Voltei pelo caminho olhando para todo lado, até que cheguei às margens do rio novamente. Naquele instante me lembrei de que a boneca ainda estava com Cecilia quando saímos da trilha do rio. Estávamos atravessando a rua quando Dora “deu dois suspiros e depois morreu”, ou melhor, emudeceu quando as pilhas acabaram! Perdi a esperança de encontrar a boneca, porém voltei procurando assim mesmo. Ia pedalando enquanto pensava no que dizer quando chegasse de mãos vazias em casa. A melhor desculpa que consegui inventar era que a Dora tinha ido morar com os patinhos. 

 

Vim rezando e fazendo promessas pelo caminho... até que São Longuinho me ouviu! Num canto escuro da sarjeta, estava o objeto tão almejado de minha procura. “Foi a Dora que caiu do galho”, ou melhor, da bicicleta e depois sumiu. Coloquei a boneca no bolso, fechei bem o zíper, e voltei para casa o mais rápido que pude antes de virar picolé ou me perder na escuridão.

 

Com uma carinha bem triste eu disse para Cecilia:

 

_ Meu amor, sua bonequinha foi morar com os patinhos. Pegue seu telefoninho e ligue pedindo para o Don Paton cuidar dela direitinho. 

 

_ Não vovô, você achou a Dola. Cadê minha boneca?

 

Num passe de mágica (e antes de um choro à moda chafariz!), eu fiz a boneca aparecer no meu bolso e recebi como recompensa o melhor dos sorrisos. Troquei a pilha de Dora e estou até hoje escutando suas repetidas frases em Espanhol.

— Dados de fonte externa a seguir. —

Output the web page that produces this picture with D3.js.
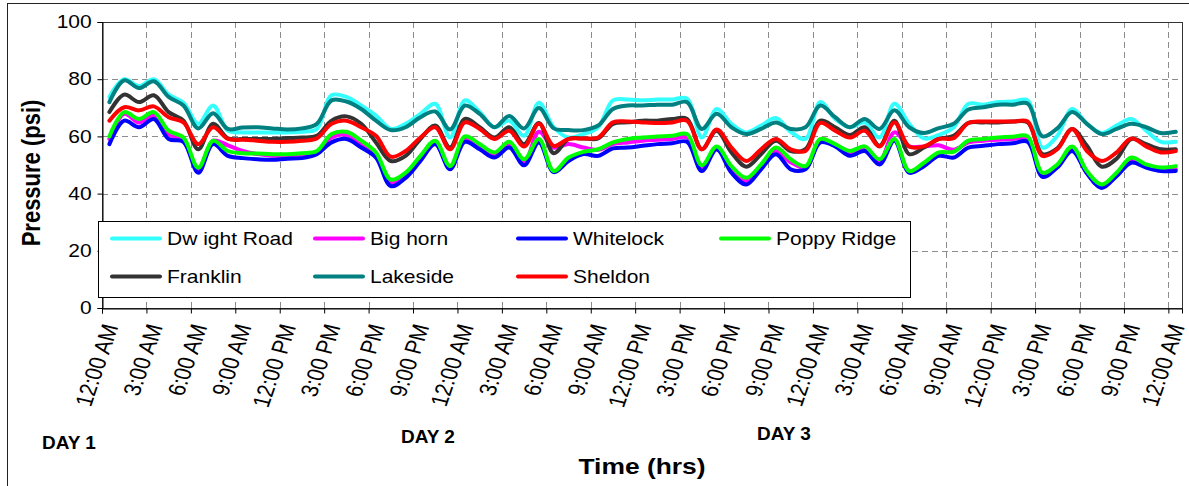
<!DOCTYPE html>
<html>
<head>
<meta charset="utf-8">
<script src="https://cdn.jsdelivr.net/npm/d3@7"></script>
<style>
  body { margin: 0; background: #fff; }
  text { font-family: Arial, "Liberation Sans", sans-serif; }
</style>
</head>
<body>
<script>
/*
* Pressure at seven stations over three days, redrawn with d3.
*/

// hour of each reading (half past every hour)
var hours = d3.range(0.5, 73, 1);

// pressure readings (psi), one per hour
var dwightRoad = [73.8, 80, 77.6, 80, 74.6, 71.8, 64.4, 70.8, 62, 61.4, 61.4, 61.4, 61.4, 61.6, 62.6, 74.4, 73.8, 70.8,
  67.3, 62.6, 64.4, 67.9, 71.4, 59.6, 72.6, 68.5, 63.2, 65.5, 60.2, 71.8, 63.2, 59.6, 60.8, 63.2, 72.6, 72.9,
  72.6, 72.9, 72.9, 73.2, 59.6, 69.6, 64.4, 61.4, 63.8, 66.4, 61.6, 59.1, 72, 66.1, 63.2, 64.9, 59.6, 71.4,
  64.4, 59.3, 60.5, 63.2, 71.4, 71.1, 72, 72.2, 72.6, 56.1, 60.2, 69.6, 64.4, 61.2, 63.8, 66.1, 62, 58.1, 58.1];
var bigHorn = [59.1, 67.9, 64.9, 67.3, 60.8, 58.5, 48.5, 58.5, 56.9, 54.9, 53.8, 53.2, 53.2, 53.4, 54.4, 59.6, 60.5, 57.3,
  53.8, 43.8, 46.7, 52, 57.3, 49.1, 59.1, 56.5, 53.2, 56.7, 50.8, 61.6, 56.1, 57.3, 56.1, 55.3, 57.3, 57.9,
  58.5, 58.8, 59.1, 59.6, 49.1, 55.5, 48.7, 44.4, 49.6, 54.9, 51, 49.1, 58.5, 56.7, 54.4, 55.8, 51.4, 61.4,
  56.5, 56.5, 56.9, 55.3, 57.9, 58.5, 58.8, 59.1, 59.1, 46.7, 49.6, 55.8, 47.1, 42.4, 46.7, 52, 49.6, 48.5, 48.5];
var whitelock = [57.3, 65.5, 63.2, 66.1, 59.1, 58.1, 47.3, 57.3, 53.2, 52.4, 52, 51.8, 52.2, 52.4, 53.8, 57.9, 59.1, 56.1,
  52.6, 42.6, 45.5, 51.4, 57.3, 48.5, 58.1, 55.5, 52.6, 56.1, 49.9, 57.9, 47.5, 51.4, 53.8, 53.2, 55.8, 56.1,
  56.7, 57.3, 57.6, 58.1, 47.9, 55.5, 47.3, 43.2, 48.5, 53.8, 48.5, 48.5, 57.9, 56.5, 53.2, 54.9, 50.2, 58.5,
  47.3, 49.6, 53.2, 52.6, 56.1, 56.7, 57.3, 57.6, 58.1, 45.9, 49.1, 54.9, 47.1, 42, 46.1, 50.8, 49.1, 47.9, 47.9];
var poppyRidge = [60, 68.5, 66.1, 68.5, 62, 59.6, 49.1, 58.5, 54.9, 54.1, 54, 53.8, 53.8, 54.1, 54.9, 60.8, 61.6, 58.5,
  54.4, 44.9, 47.3, 53.2, 58.5, 49.6, 60, 57.3, 54.4, 58.1, 52, 59.1, 47.9, 52.6, 54.6, 55.5, 57.9, 59.1,
  59.6, 60, 60.2, 60.8, 49.9, 56.5, 49.6, 45.5, 50.2, 56.1, 52, 49.6, 59.1, 57.3, 54.9, 56.5, 52, 59.1,
  47.9, 50.8, 54.4, 54.6, 58.5, 59.1, 59.6, 59.9, 60, 47.3, 50.2, 56.5, 47.9, 43.2, 47.3, 52.6, 50.2, 49.1, 49.6];
var franklin = [68.5, 74.6, 72, 74.4, 68.5, 65.5, 55.5, 64.4, 59.3, 59.1, 59.1, 59.1, 59.4, 59.6, 60.2, 65.5, 67, 64.4,
  57.9, 51.4, 53.2, 59.1, 63.8, 56.1, 66.1, 63.2, 59.6, 63.2, 57.3, 64.7, 54.1, 59.1, 59.3, 59.3, 64.4, 64.9,
  65.5, 65.5, 66.1, 66.1, 55.5, 62, 54.4, 49.4, 53.8, 58.5, 54.9, 55.5, 65.5, 63.2, 60.5, 63.2, 56.7, 65.5,
  53.8, 56.1, 59.1, 60.2, 64.7, 64.9, 64.9, 65.2, 64.9, 53.8, 55.8, 62.6, 56.7, 49.4, 52.2, 59.1, 57.3, 55.5, 55.5];
var lakeside = [72, 79.6, 76.9, 79.3, 73.8, 70.8, 62.8, 68.1, 62.6, 63.1, 63.2, 62.8, 62.4, 62.8, 64.4, 72.6, 72.2, 69.6,
  65.5, 62.2, 63.2, 66.7, 68.7, 62.4, 70.8, 67.9, 63.2, 67.1, 62.8, 69.9, 62.8, 62.2, 62.2, 63.8, 69.6, 70.8,
  70.8, 71.1, 71.1, 72, 62.6, 67.9, 63.2, 60.8, 62.6, 64.9, 62.6, 63.2, 70.8, 66.7, 63.2, 66.1, 62.6, 69.1,
  63.2, 61.2, 62.9, 64.4, 69.4, 70.2, 71.1, 71.1, 71.5, 60, 62.8, 68.5, 64.4, 60.8, 62.6, 64.4, 63.2, 61.2, 61.6];
var sheldon = [65.5, 70.2, 69.1, 70.5, 66.7, 64.9, 57.3, 63.2, 59.1, 58.8, 58.5, 58.1, 58.1, 58.5, 59.3, 64.4, 65.5, 63.2,
  60.2, 52.9, 54.9, 59.6, 63.2, 55.5, 64.9, 62.6, 59.1, 62, 56.5, 64.4, 56.7, 59.1, 59.3, 59.6, 64.9, 65.2,
  64.9, 64.7, 64.9, 65.5, 55.5, 62.4, 56.1, 51.4, 55.5, 59.1, 55.5, 54.9, 64.7, 62, 59.6, 62, 56.5, 64.9,
  56.5, 56.5, 59.1, 59.4, 64.7, 65.2, 65.2, 65.2, 65.2, 53.2, 55.5, 62.6, 54.9, 51.4, 54.4, 59.3, 56.5, 54.4, 54.9];

// series names and colours, in drawing order
var seriesNames = ["Dw ight Road", "Big horn", "Whitelock", "Poppy Ridge", "Franklin", "Lakeside", "Sheldon"];
var seriesColors = ["#33ffff", "#ff00ff", "#0000ff", "#00ff00", "#333333", "#008080", "#ff0000"];
var seriesValues = [dwightRoad, bigHorn, whitelock, poppyRidge, franklin, lakeside, sheldon];

// x ticks every three hours
var tickHours = d3.range(0, 73, 3);
var tickLabels = ["12:00 AM", "3:00 AM", "6:00 AM", "9:00 AM", "12:00 PM", "3:00 PM", "6:00 PM", "9:00 PM",
  "12:00 AM", "3:00 AM", "6:00 AM", "9:00 AM", "12:00 PM", "3:00 PM", "6:00 PM", "9:00 PM",
  "12:00 AM", "3:00 AM", "6:00 AM", "9:00 AM", "12:00 PM", "3:00 PM", "6:00 PM", "9:00 PM", "12:00 AM"];
var yTicks = [0, 20, 40, 60, 80, 100];

var dayLabels = ["DAY 1", "DAY 2", "DAY 3"];

// size of the picture and the plot area
var width = 1189, height = 486;
var plot = {left: 102, right: 1182, top: 22, bottom: 308};
var stretch = "scale(1.2,1)";

var svg = d3.select("body")
  .append("svg")
  .attr("width", width)
  .attr("height", height);

// outer frame
svg.append("rect")
  .attr("x", 7.5).attr("y", 3.5)
  .attr("width", 1200).attr("height", 500)
  .attr("fill", "#fff")
  .attr("stroke", "#222");

var xScale = d3.scaleLinear()
  .domain([0, 72.92])
  .range([plot.left, plot.right]);

var yScale = d3.scaleLinear()
  .domain([0, 100])
  .range([plot.bottom, plot.top]);

// dashed grid
var grid = svg.append("g");
grid.selectAll("line.v")
  .data(tickHours.slice(1))
  .enter().append("line")
  .attr("x1", function(d) { return Math.round(xScale(d)) + 0.5; })
  .attr("x2", function(d) { return Math.round(xScale(d)) + 0.5; })
  .attr("y1", plot.top).attr("y2", plot.bottom)
  .attr("stroke", "#8c8c8c")
  .attr("stroke-dasharray", "6,4");
grid.selectAll("line.h")
  .data(yTicks.slice(1, 5))
  .enter().append("line")
  .attr("x1", plot.left).attr("x2", plot.right)
  .attr("y1", function(d) { return Math.round(yScale(d)) + 0.5; })
  .attr("y2", function(d) { return Math.round(yScale(d)) + 0.5; })
  .attr("stroke", "#8c8c8c")
  .attr("stroke-dasharray", "6,4");

// plot area border
svg.append("rect")
  .attr("x", plot.left + 0.5).attr("y", plot.top + 0.5)
  .attr("width", plot.right - plot.left).attr("height", plot.bottom - plot.top)
  .attr("fill", "none")
  .attr("stroke", "#333");

// the lines
var line = d3.line()
  .x(function(d, i) { return xScale(hours[i]); })
  .y(function(d) { return yScale(d); })
  .curve(d3.curveCatmullRom.alpha(0.5));

svg.append("g").selectAll("path")
  .data(seriesValues)
  .enter().append("path")
  .attr("d", line)
  .attr("fill", "none")
  .attr("stroke", function(d, i) { return seriesColors[i]; })
  .attr("stroke-width", 4)
  .attr("stroke-linejoin", "round")
  .attr("stroke-linecap", "round");

// y axis
var yAxis = svg.append("g")
  .attr("transform", "translate(" + (plot.left + 0.5) + ",0)")
  .call(d3.axisLeft(yScale).tickValues(yTicks).tickSize(5).tickPadding(4));
yAxis.select(".domain").attr("stroke", "#000");
yAxis.selectAll("text")
  .attr("font-size", 17.5)
  .attr("fill", "#000")
  .attr("transform", stretch);

// x axis
var xAxis = svg.append("g")
  .attr("transform", "translate(0," + (plot.bottom + 0.5) + ")")
  .call(d3.axisBottom(xScale).tickValues(tickHours).tickSize(5)
    .tickFormat(function(d, i) { return tickLabels[i]; }));
xAxis.select(".domain").attr("stroke", "#000");
xAxis.selectAll("text")
  .attr("x", 0).attr("y", 0).attr("dy", "0.35em")
  .attr("font-size", 20)
  .attr("fill", "#000")
  .attr("text-anchor", "end")
  .attr("transform", "translate(8,16) " + stretch + " rotate(-74)");

// legend
var legend = svg.append("g");
legend.append("rect")
  .attr("x", 98.5).attr("y", 221.5)
  .attr("width", 812).attr("height", 76)
  .attr("fill", "#fff")
  .attr("stroke", "#000");

legend.selectAll("g")
  .data(seriesNames)
  .enter().append("g")
  .each(function(d, i) {
    var g = d3.select(this);
    var lx = 112 + (i % 4) * 203;
    var ly = i < 4 ? 238.5 : 276.5;
    g.append("line")
      .attr("x1", lx).attr("x2", lx + 48)
      .attr("y1", ly).attr("y2", ly)
      .attr("stroke", seriesColors[i])
      .attr("stroke-width", 4)
      .attr("stroke-linecap", "round");
    g.append("text")
      .attr("transform", "translate(" + (lx + 55) + "," + (ly + 6) + ") " + stretch)
      .attr("font-size", 17.5)
      .text(d);
  });

// day labels under the time axis
var dayX = [42, 401, 757];
var dayY = [449, 443, 440];
svg.selectAll("text.day")
  .data(dayLabels)
  .enter().append("text")
  .attr("class", "day")
  .attr("x", function(d, i) { return dayX[i]; })
  .attr("y", function(d, i) { return dayY[i]; })
  .attr("font-size", 19)
  .attr("font-weight", "bold")
  .text(function(d) { return d; });

// axis titles
svg.append("text")
  .attr("transform", "translate(642,474) " + stretch)
  .attr("text-anchor", "middle")
  .attr("font-size", 22)
  .attr("font-weight", "bold")
  .text("Time (hrs)");

svg.append("text")
  .attr("transform", "translate(40,173) " + stretch + " rotate(-90)")
  .attr("text-anchor", "middle")
  .attr("font-size", 22)
  .attr("font-weight", "bold")
  .text("Pressure (psi)");
</script>
</body>
</html>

Imaginem o que teria acontecido com aquele sorriso se a teimosa Dora não houvesse retornado de sua “aventura”? Conselho de vovô: mantenham os brinquedos de seus netos em segurança! 

 

Pensando bem, na verdade, acho que a culpa é do vovô que não deu conta de tomar contas de duas bonequinhas ao mesmo tempo!